Has Foster’s neglected its beer division CUB?
Mr Errington said the Foster’s Group would need to take a number of steps to reassure its investors that value could be restored.
Mr Errington, who has been a fierce critic of Foster’s wine investments, said that the beer+wine company, which had taken AUD 3.53 billion (EUR 2.6 billion) in writedowns on its wine assets over the past decade, would need to review its decision to invest more than AUD 8 billion (EUR 5.8 billion) in wine, which now had a book value of just over AUD 3 billion (EUR 2.2 billion).

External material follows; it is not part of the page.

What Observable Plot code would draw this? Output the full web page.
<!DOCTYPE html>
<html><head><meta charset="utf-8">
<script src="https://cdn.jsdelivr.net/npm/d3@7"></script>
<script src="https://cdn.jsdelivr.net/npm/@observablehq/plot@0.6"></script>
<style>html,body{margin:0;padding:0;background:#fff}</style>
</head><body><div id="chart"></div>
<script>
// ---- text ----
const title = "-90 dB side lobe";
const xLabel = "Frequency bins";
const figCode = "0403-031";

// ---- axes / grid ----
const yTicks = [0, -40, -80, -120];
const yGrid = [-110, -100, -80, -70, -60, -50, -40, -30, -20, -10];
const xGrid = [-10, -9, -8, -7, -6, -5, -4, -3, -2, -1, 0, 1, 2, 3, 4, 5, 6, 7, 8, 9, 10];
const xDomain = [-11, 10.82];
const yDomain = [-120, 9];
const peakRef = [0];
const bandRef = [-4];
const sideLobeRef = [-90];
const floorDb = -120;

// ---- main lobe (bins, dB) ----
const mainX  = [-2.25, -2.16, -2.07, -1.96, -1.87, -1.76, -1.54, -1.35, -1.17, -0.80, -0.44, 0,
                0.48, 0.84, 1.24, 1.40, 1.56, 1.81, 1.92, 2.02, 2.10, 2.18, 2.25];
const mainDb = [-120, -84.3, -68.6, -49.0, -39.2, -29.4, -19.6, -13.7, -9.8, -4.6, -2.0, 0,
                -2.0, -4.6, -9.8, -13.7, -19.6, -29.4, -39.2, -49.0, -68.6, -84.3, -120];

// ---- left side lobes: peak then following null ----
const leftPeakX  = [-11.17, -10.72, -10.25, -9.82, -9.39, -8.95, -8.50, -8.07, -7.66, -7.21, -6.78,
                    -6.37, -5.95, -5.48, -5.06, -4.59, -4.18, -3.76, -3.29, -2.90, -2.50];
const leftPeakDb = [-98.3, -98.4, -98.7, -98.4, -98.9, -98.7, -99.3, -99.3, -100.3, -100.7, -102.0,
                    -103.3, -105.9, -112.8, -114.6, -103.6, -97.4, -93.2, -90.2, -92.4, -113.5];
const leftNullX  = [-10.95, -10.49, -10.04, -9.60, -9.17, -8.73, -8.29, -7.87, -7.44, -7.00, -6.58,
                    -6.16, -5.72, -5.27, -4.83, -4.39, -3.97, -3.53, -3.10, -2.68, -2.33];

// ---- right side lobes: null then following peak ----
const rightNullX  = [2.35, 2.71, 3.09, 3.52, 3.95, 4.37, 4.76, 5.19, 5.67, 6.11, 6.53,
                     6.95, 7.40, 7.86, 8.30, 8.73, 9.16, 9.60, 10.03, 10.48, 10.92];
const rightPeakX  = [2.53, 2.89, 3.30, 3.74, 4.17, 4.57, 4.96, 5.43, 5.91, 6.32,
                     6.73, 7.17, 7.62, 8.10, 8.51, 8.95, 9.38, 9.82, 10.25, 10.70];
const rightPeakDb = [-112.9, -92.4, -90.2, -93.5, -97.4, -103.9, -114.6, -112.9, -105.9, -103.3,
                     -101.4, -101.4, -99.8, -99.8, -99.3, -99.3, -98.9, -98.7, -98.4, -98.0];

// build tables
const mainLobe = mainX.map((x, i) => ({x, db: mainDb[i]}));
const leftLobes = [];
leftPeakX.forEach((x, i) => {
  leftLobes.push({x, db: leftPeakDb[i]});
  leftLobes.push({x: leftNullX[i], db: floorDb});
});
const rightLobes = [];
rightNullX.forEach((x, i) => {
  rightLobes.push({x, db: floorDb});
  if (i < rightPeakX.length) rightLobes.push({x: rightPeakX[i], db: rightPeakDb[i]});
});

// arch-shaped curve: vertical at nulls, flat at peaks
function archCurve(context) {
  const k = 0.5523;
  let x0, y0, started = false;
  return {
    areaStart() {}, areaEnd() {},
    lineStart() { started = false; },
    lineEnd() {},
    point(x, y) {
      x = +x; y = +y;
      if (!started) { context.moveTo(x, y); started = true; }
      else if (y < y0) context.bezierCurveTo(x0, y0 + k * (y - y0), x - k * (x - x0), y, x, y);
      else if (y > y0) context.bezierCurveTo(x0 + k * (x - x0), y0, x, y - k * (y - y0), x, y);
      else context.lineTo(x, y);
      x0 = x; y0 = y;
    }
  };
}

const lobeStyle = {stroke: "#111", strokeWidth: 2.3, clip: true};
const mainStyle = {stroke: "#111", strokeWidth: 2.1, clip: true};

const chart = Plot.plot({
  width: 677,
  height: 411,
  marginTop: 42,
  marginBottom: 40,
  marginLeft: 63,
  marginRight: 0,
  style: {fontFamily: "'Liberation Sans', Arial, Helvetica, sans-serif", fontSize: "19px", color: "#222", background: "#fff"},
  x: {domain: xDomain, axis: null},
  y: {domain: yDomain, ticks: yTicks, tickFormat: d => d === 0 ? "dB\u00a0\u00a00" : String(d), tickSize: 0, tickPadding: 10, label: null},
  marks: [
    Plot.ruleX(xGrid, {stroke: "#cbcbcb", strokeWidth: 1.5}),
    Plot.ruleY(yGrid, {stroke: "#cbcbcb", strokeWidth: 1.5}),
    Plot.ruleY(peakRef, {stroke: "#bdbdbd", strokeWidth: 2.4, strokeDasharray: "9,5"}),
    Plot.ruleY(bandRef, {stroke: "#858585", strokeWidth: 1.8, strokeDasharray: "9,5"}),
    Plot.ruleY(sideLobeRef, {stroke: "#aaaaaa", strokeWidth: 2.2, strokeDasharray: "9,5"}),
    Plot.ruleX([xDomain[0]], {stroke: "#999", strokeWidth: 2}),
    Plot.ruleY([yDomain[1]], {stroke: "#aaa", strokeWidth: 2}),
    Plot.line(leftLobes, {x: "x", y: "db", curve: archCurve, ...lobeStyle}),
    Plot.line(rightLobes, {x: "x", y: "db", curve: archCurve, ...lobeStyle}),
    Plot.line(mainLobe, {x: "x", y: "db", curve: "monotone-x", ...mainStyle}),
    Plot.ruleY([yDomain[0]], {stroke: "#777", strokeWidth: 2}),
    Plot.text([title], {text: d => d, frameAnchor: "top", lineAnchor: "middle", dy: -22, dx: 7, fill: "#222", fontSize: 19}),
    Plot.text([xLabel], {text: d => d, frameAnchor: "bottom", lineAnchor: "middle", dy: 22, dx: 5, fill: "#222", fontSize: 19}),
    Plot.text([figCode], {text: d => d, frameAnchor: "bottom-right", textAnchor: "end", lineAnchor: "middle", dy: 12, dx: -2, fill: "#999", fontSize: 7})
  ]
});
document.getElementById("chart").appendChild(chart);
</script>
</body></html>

The company would also need to review “how and why its valuable beer business could have been neglected as it has been”, direct more money into its beer business and spend more time on business development, Mr Errington told Australian media.
He called on Foster’s to review its customer service operations.

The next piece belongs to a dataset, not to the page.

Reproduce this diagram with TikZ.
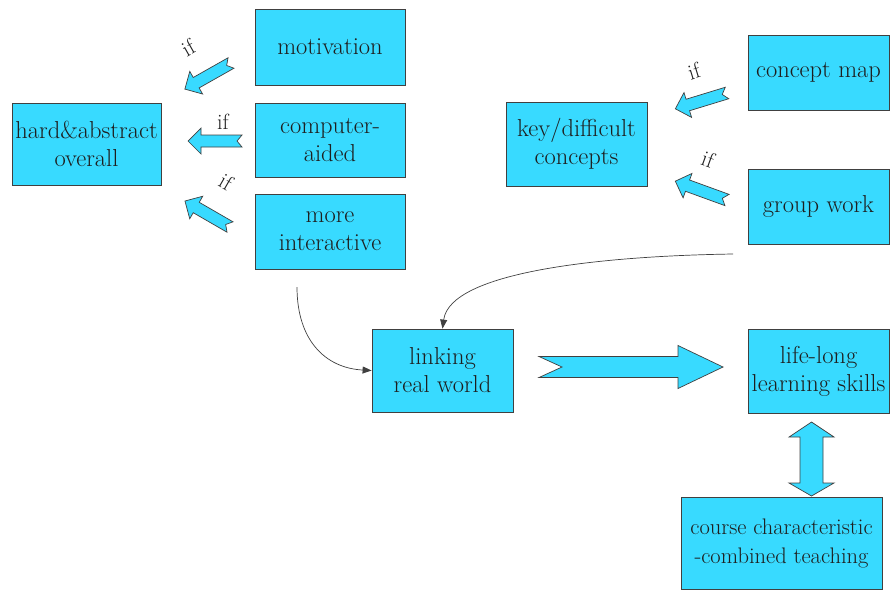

“The bottom line is, it is untenable that Foster’s could destroy over AUD 5 billion of shareholder value, maybe more, in questionable investment decisions,” Mr Errington said.
He added that “it is untenable that Foster’s could neglect its powerhouse CUB business to the extent that CUB is now poorly positioned and needs remedial management processes. And it is untenable that Foster’s as a customer-facing business has got wrong its customer service practices.”
Wet weather and the strong Australian dollar prompted Merrill Lynch to cut its net profit guidance for the company from AUD 825 million in 2010 to AUD 710 million for 2011, with EBIT forecasts at CUB dropping by AUD 90 million and EBIT from the wine business expected to be down AUD 70 million.